§ **Problem**
Retype each line of the material exactly, please, skipping any picture in it.

------

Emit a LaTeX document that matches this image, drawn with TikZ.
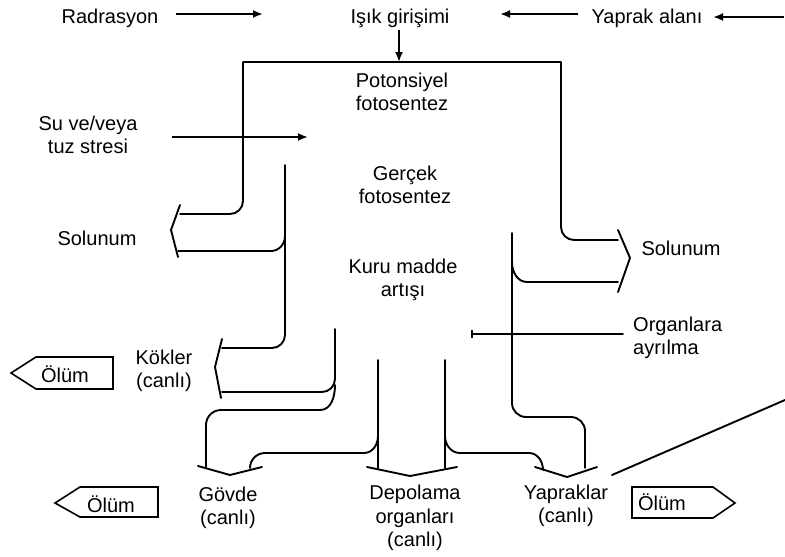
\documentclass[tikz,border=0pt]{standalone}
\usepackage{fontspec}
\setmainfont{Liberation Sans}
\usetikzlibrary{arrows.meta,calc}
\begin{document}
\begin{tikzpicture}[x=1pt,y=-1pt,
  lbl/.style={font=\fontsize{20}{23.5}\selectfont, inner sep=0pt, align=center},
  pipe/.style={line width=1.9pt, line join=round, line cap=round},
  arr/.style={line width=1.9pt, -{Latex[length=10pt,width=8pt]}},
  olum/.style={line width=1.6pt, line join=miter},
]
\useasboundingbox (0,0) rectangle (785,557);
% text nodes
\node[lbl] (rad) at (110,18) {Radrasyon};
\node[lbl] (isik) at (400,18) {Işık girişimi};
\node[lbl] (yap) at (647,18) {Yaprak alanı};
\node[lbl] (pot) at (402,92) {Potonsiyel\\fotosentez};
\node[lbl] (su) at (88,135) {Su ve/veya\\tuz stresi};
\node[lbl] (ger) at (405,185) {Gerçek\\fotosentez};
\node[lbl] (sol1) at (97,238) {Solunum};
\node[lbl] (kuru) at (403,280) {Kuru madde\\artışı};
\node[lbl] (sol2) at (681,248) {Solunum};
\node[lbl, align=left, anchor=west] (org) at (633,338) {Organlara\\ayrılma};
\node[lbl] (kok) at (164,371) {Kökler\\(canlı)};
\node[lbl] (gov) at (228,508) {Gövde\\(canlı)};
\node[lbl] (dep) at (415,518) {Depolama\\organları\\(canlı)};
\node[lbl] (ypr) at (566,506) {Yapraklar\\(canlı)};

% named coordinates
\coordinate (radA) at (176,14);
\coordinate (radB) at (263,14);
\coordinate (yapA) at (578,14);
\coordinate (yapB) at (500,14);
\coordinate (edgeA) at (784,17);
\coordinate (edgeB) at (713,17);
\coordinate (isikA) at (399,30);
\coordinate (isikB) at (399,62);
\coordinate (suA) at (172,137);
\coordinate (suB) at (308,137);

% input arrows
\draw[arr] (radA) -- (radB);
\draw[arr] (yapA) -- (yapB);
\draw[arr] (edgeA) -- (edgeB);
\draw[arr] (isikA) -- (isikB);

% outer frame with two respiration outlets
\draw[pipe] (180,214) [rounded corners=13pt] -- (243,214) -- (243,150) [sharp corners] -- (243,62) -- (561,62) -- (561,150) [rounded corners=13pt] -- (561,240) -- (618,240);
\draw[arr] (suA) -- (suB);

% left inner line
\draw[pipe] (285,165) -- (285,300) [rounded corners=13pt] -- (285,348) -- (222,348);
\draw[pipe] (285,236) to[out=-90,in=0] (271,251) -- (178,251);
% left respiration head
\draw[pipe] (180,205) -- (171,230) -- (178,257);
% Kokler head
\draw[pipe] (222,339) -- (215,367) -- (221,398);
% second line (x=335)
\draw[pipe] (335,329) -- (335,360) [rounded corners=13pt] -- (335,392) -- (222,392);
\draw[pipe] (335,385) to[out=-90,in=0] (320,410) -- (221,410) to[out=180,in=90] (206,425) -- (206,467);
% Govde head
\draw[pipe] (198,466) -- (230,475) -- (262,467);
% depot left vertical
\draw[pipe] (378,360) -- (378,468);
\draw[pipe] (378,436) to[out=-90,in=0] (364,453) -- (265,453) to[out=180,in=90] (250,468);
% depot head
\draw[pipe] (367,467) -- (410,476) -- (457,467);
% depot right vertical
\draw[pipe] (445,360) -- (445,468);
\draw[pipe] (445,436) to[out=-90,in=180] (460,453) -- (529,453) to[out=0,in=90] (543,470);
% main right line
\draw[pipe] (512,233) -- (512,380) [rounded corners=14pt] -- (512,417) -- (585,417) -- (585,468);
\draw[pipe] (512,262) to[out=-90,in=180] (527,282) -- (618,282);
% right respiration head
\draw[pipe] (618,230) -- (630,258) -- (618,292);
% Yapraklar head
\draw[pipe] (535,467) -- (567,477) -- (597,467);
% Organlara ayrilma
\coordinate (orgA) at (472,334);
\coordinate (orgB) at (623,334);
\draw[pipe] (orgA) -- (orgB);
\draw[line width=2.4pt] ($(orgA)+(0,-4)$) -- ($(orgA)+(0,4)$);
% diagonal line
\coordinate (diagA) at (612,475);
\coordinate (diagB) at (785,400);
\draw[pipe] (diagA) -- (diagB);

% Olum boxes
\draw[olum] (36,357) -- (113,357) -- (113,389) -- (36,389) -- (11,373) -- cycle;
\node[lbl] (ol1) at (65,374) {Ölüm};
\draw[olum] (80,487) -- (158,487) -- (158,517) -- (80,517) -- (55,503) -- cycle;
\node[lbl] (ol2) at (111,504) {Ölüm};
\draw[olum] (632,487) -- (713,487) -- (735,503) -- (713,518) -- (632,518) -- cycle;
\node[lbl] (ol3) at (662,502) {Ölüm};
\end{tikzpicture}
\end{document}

------

§ **Output for this exercise**
Emit a LaTeX document that matches this image, drawn with TikZ.
\documentclass[tikz,border=0pt]{standalone}
\usepackage{fontspec}
\setmainfont{Liberation Sans}
\usetikzlibrary{arrows.meta,calc}
\begin{document}
\begin{tikzpicture}[x=1pt,y=-1pt,
  lbl/.style={font=\fontsize{20}{23.5}\selectfont, inner sep=0pt, align=center},
  pipe/.style={line width=1.9pt, line join=round, line cap=round},
  arr/.style={line width=1.9pt, -{Latex[length=10pt,width=8pt]}},
  olum/.style={line width=1.6pt, line join=miter},
]
\useasboundingbox (0,0) rectangle (785,557);
% text nodes
\node[lbl] (rad) at (110,18) {Radrasyon};
\node[lbl] (isik) at (400,18) {Işık girişimi};
\node[lbl] (yap) at (647,18) {Yaprak alanı};
\node[lbl] (pot) at (402,92) {Potonsiyel\\fotosentez};
\node[lbl] (su) at (88,135) {Su ve/veya\\tuz stresi};
\node[lbl] (ger) at (405,185) {Gerçek\\fotosentez};
\node[lbl] (sol1) at (97,238) {Solunum};
\node[lbl] (kuru) at (403,280) {Kuru madde\\artışı};
\node[lbl] (sol2) at (681,248) {Solunum};
\node[lbl, align=left, anchor=west] (org) at (633,338) {Organlara\\ayrılma};
\node[lbl] (kok) at (164,371) {Kökler\\(canlı)};
\node[lbl] (gov) at (228,508) {Gövde\\(canlı)};
\node[lbl] (dep) at (415,518) {Depolama\\organları\\(canlı)};
\node[lbl] (ypr) at (566,506) {Yapraklar\\(canlı)};

% named coordinates
\coordinate (radA) at (176,14);
\coordinate (radB) at (263,14);
\coordinate (yapA) at (578,14);
\coordinate (yapB) at (500,14);
\coordinate (edgeA) at (784,17);
\coordinate (edgeB) at (713,17);
\coordinate (isikA) at (399,30);
\coordinate (isikB) at (399,62);
\coordinate (suA) at (172,137);
\coordinate (suB) at (308,137);

% input arrows
\draw[arr] (radA) -- (radB);
\draw[arr] (yapA) -- (yapB);
\draw[arr] (edgeA) -- (edgeB);
\draw[arr] (isikA) -- (isikB);

% outer frame with two respiration outlets
\draw[pipe] (180,214) [rounded corners=13pt] -- (243,214) -- (243,150) [sharp corners] -- (243,62) -- (561,62) -- (561,150) [rounded corners=13pt] -- (561,240) -- (618,240);
\draw[arr] (suA) -- (suB);

% left inner line
\draw[pipe] (285,165) -- (285,300) [rounded corners=13pt] -- (285,348) -- (222,348);
\draw[pipe] (285,236) to[out=-90,in=0] (271,251) -- (178,251);
% left respiration head
\draw[pipe] (180,205) -- (171,230) -- (178,257);
% Kokler head
\draw[pipe] (222,339) -- (215,367) -- (221,398);
% second line (x=335)
\draw[pipe] (335,329) -- (335,360) [rounded corners=13pt] -- (335,392) -- (222,392);
\draw[pipe] (335,385) to[out=-90,in=0] (320,410) -- (221,410) to[out=180,in=90] (206,425) -- (206,467);
% Govde head
\draw[pipe] (198,466) -- (230,475) -- (262,467);
% depot left vertical
\draw[pipe] (378,360) -- (378,468);
\draw[pipe] (378,436) to[out=-90,in=0] (364,453) -- (265,453) to[out=180,in=90] (250,468);
% depot head
\draw[pipe] (367,467) -- (410,476) -- (457,467);
% depot right vertical
\draw[pipe] (445,360) -- (445,468);
\draw[pipe] (445,436) to[out=-90,in=180] (460,453) -- (529,453) to[out=0,in=90] (543,470);
% main right line
\draw[pipe] (512,233) -- (512,380) [rounded corners=14pt] -- (512,417) -- (585,417) -- (585,468);
\draw[pipe] (512,262) to[out=-90,in=180] (527,282) -- (618,282);
% right respiration head
\draw[pipe] (618,230) -- (630,258) -- (618,292);
% Yapraklar head
\draw[pipe] (535,467) -- (567,477) -- (597,467);
% Organlara ayrilma
\coordinate (orgA) at (472,334);
\coordinate (orgB) at (623,334);
\draw[pipe] (orgA) -- (orgB);
\draw[line width=2.4pt] ($(orgA)+(0,-4)$) -- ($(orgA)+(0,4)$);
% diagonal line
\coordinate (diagA) at (612,475);
\coordinate (diagB) at (785,400);
\draw[pipe] (diagA) -- (diagB);

% Olum boxes
\draw[olum] (36,357) -- (113,357) -- (113,389) -- (36,389) -- (11,373) -- cycle;
\node[lbl] (ol1) at (65,374) {Ölüm};
\draw[olum] (80,487) -- (158,487) -- (158,517) -- (80,517) -- (55,503) -- cycle;
\node[lbl] (ol2) at (111,504) {Ölüm};
\draw[olum] (632,487) -- (713,487) -- (735,503) -- (713,518) -- (632,518) -- cycle;
\node[lbl] (ol3) at (662,502) {Ölüm};
\end{tikzpicture}
\end{document}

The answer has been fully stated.